Residents who have turned a former car park in west Greenwich into a community garden face eviction within weeks under new plans by Greenwich Council to build on the site.
The Royal Hill Community Garden has survived two attempts to build on the narrow strip of land close to the former Greenwich police station. But this time, the council plans to throw the garden out in April, before formalising plans to build a home for adults with learning difficulties, which would replace an existing facility on nearby Ashburnham Grove.
Neighbours took over the site after the Metropolitan Police stopped using it as a car park. It sits in an infilled railway cutting, used as part of an ill-fated line to Greenwich Park until a century ago.
The council maintains the residents are using the site illegally. Councillors on Greenwich’s cabinet will be asked to agree to spend £175,000 on feasibility studies at a meeting next Wednesday.
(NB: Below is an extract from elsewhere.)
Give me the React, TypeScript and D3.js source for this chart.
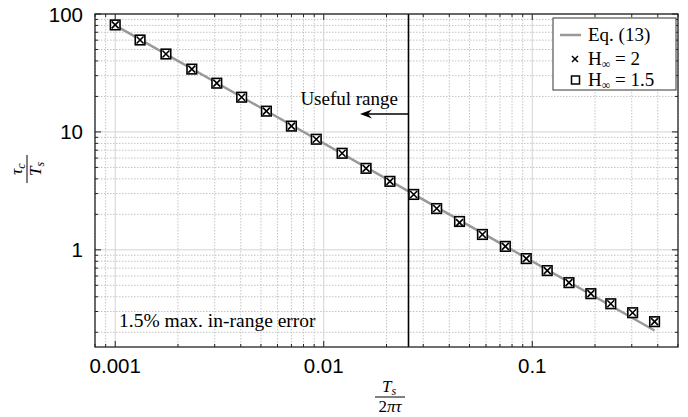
import React from "react";
import * as d3 from "d3";

const W = 688;
const H = 417;

// Data
const xVals = [0.001, 0.001316, 0.001751, 0.00233, 0.00307, 0.00404, 0.00531, 0.0070, 0.00921, 0.01225, 0.01596, 0.02077, 0.0270, 0.0348, 0.0448, 0.0577, 0.0743, 0.0936, 0.118, 0.150, 0.191, 0.238, 0.303, 0.386];
const ySquare = [80.8, 60.2, 45.8, 34.1, 25.9, 19.7, 15.0, 11.2, 8.67, 6.59, 4.91, 3.81, 2.95, 2.24, 1.74, 1.35, 1.07, 0.843, 0.667, 0.527, 0.425, 0.349, 0.293, 0.246];
const yCross = [80.8, 60.2, 45.8, 34.1, 25.9, 19.7, 15.0, 11.2, 8.67, 6.59, 4.91, 3.81, 2.95, 2.24, 1.70, 1.35, 1.07, 0.843, 0.667, 0.527, 0.425, 0.349, 0.293, 0.246];
const eqX = [0.001, 0.386];
const eqY = [80.0, 0.207];
const usefulLimit = 0.0255;
const xTickValues = [0.001, 0.01, 0.1];
const xTickLabels = ["0.001", "0.01", "0.1"];
const yTickValues = [1, 10, 100];
const yTickLabels = ["1", "10", "100"];

const M = { left: 95, right: 678, top: 14, bottom: 347 };

export default function App() {
  const x = d3.scaleLog().domain([0.0008, 0.5]).range([M.left, M.right]);
  const y = d3.scaleLog().domain([0.15, 100]).range([M.bottom, M.top]);

  const xMinor: number[] = [];
  for (let e = -4; e <= 0; e++) for (let m = 1; m < 10; m++) {
    const v = m * Math.pow(10, e);
    if (v >= 0.0008 && v <= 0.5) xMinor.push(v);
  }
  const yMinor: number[] = [];
  for (let e = -1; e <= 2; e++) for (let m = 1; m < 10; m++) {
    const v = m * Math.pow(10, e);
    if (v >= 0.15 && v <= 100) yMinor.push(v);
  }
  const isMajor = (v: number) => Math.abs(Math.log10(v) - Math.round(Math.log10(v))) < 1e-9;

  const line = d3.line<number>().x((_, i) => x(eqX[i])).y((_, i) => y(eqY[i]));
  const serif = "'Liberation Serif', 'DejaVu Serif', serif";
  const sans = "'Liberation Sans', Arial, sans-serif";
  const vx = x(usefulLimit);
  const tip = 360;

  return (
    <svg width={W} height={H} style={{ position: "absolute", left: 0, top: 0, background: "#fff" }}>
      {/* grid */}
      {xMinor.map((v, i) => (
        <line key={"gx" + i} x1={x(v)} x2={x(v)} y1={M.top} y2={M.bottom}
          stroke={isMajor(v) ? "#d4d4d4" : "#c4c4c4"} strokeWidth={1}
          strokeDasharray={isMajor(v) ? undefined : "1.5,1.5"} />
      ))}
      {yMinor.map((v, i) => (
        <line key={"gy" + i} x1={M.left} x2={M.right} y1={y(v)} y2={y(v)}
          stroke={isMajor(v) ? "#d4d4d4" : "#c4c4c4"} strokeWidth={1}
          strokeDasharray={isMajor(v) ? undefined : "1.5,1.5"} />
      ))}

      {/* eq line */}
      <path d={line(eqX) || ""} fill="none" stroke="#999" strokeWidth={2.5} />

      {/* markers */}
      {xVals.map((v, i) => {
        const cx = x(v), cy = y(ySquare[i]);
        return <rect key={"s" + i} x={cx - 4.8} y={cy - 4.8} width={9.6} height={9.6} fill="#fff" stroke="#000" strokeWidth={1.6} />;
      })}
      {xVals.map((v, i) => {
        const cx = x(v), cy = y(yCross[i]);
        const r = 3.5;
        return (
          <g key={"c" + i} stroke="#000" strokeWidth={1.6}>
            <line x1={cx - r} y1={cy - r} x2={cx + r} y2={cy + r} />
            <line x1={cx - r} y1={cy + r} x2={cx + r} y2={cy - r} />
          </g>
        );
      })}

      {/* useful range line and arrow */}
      <line x1={vx} x2={vx} y1={M.top} y2={M.bottom} stroke="#000" strokeWidth={1.6} />
      <line x1={vx} x2={tip + 6} y1={114} y2={114} stroke="#000" strokeWidth={1.5} />
      <path d={`M${tip},114 L${tip + 12},109.5 L${tip + 8},114 L${tip + 12},118.5 Z`} fill="#000" />
      <text x={398} y={105} textAnchor="end" fontFamily={serif} fontSize={19}>Useful range</text>
      <text x={119} y={327} fontFamily={serif} fontSize={19.5}>1.5% max. in-range error</text>

      {/* axes box */}
      <rect x={M.left} y={M.top} width={M.right - M.left} height={M.bottom - M.top} fill="none" stroke="#222" strokeWidth={1.3} />
      {xMinor.map((v, i) => {
        const L = isMajor(v) ? 6 : 3;
        return (
          <g key={"tx" + i} stroke="#222" strokeWidth={1}>
            <line x1={x(v)} x2={x(v)} y1={M.bottom} y2={M.bottom - L} />
            <line x1={x(v)} x2={x(v)} y1={M.top} y2={M.top + L} />
          </g>
        );
      })}
      {yMinor.map((v, i) => {
        const L = isMajor(v) ? 6 : 3;
        return (
          <g key={"ty" + i} stroke="#222" strokeWidth={1}>
            <line x1={M.left} x2={M.left + L} y1={y(v)} y2={y(v)} />
            <line x1={M.right} x2={M.right - L} y1={y(v)} y2={y(v)} />
          </g>
        );
      })}
      {xTickValues.map((v, i) => (
        <text key={"xl" + i} x={x(v)} y={373} textAnchor="middle" fontFamily={sans} fontSize={20.5}>{xTickLabels[i]}</text>
      ))}
      {yTickValues.map((v, i) => (
        <text key={"yl" + i} x={83} y={y(v) + 7.5} textAnchor="end" fontFamily={sans} fontSize={20.5}>{yTickLabels[i]}</text>
      ))}

      {/* x label */}
      <g fontFamily={serif} fontSize={17} fontStyle="italic">
        <text x={389} y={392} textAnchor="middle">T<tspan fontSize={12} dy={3}>s</tspan></text>
        <line x1={375} x2={405} y1={397} y2={397} stroke="#000" strokeWidth={1} />
        <text x={390} y={412} textAnchor="middle"><tspan fontStyle="normal">2</tspan>πτ</text>
      </g>

      {/* y label */}
      <g transform="translate(27,169) rotate(-90)" fontFamily={serif} fontSize={17} fontStyle="italic">
        <text x={0} y={-5} textAnchor="middle">τ<tspan fontSize={12} dy={3}>c</tspan></text>
        <line x1={-14} x2={14} y1={0} y2={0} stroke="#000" strokeWidth={1} />
        <text x={0} y={14} textAnchor="middle">T<tspan fontSize={12} dy={3}>s</tspan></text>
      </g>

      {/* legend */}
      <g>
        <rect x={553} y={18} width={123} height={72} fill="#fff" stroke="#333" strokeWidth={1} />
        <line x1={560} x2={581} y1={35} y2={35} stroke="#999" strokeWidth={2.5} />
        <text x={588} y={41} fontFamily={serif} fontSize={19}>Eq. (13)</text>
        <g stroke="#000" strokeWidth={1.5}>
          <line x1={572} y1={56} x2={578} y2={62} />
          <line x1={572} y1={62} x2={578} y2={56} />
        </g>
        <text x={588} y={65} fontFamily={serif} fontSize={19}>H<tspan fontSize={12} dy={3}>∞</tspan><tspan dy={-3}> = 2</tspan></text>
        <rect x={571.5} y={76} width={8} height={8} fill="#fff" stroke="#000" strokeWidth={1.5} />
        <text x={588} y={86} fontFamily={serif} fontSize={19}>H<tspan fontSize={12} dy={3}>∞</tspan><tspan dy={-3}> = 1.5</tspan></text>
      </g>
    </svg>
  );
}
Previous plans to build on the site have been thwarted by the council’s own planning committees. In April 2017, councillors on the planning board threw out plans for two three-bedroom semi-detached homes, one three-bedroom house and a one-bedroom flat after 93 public objections, saying that it was too big for the site and would not add to the West Greenwich conservation area.
Another plan, for two four-bedroom homes, one three-bedroom home and a one-bed flat was rejected by an area planning committee in 2013.
Locals have long fought for the site to remain in community use, and in August 2016 Greenwich & Woolwich’s Labour MP Matt Pennycook unveiled a small mural on the site.
But the council leadership – also Labour – has also made its disdain for the community garden clear. After an 800-strong petition was presented to the council in 2017, former leader – and current cabinet member – Denise Hyland declared: “We cannot leave a piece of land that can house two families as an allotment [sic].”

The current plans see the existing home for adults with learning difficulties at Ashburnham Grove sold off and a new one built on the site of the community garden. The council says the existing building is unfit for use and its residents were moved out in December. An alternative proposal to rebuild this site is mentioned in the documents but not expanded upon.
“The site is currently being unlawfully used as a community garden and this will need to be cleared in order to develop the site,” meeting documents say. “The site is built on a former railway cutting and it is therefore essential that a range of ground investigations are undertaken in order to inform the design of the scheme.
“In order to undertake site surveys the community garden will need to be entirely cleared. A letter to local residents will be issued to explain this and give notice that the surveys will be commencing so that they can clear the site.”
The new proposal comes less than four months after a community garden a mile away in Deptford was cleared by Lewisham Council for development plans, with clashes between police, bailiffs and residents who had been occupying the site. Security guards are still on duty at the site, off Deptford Church Street.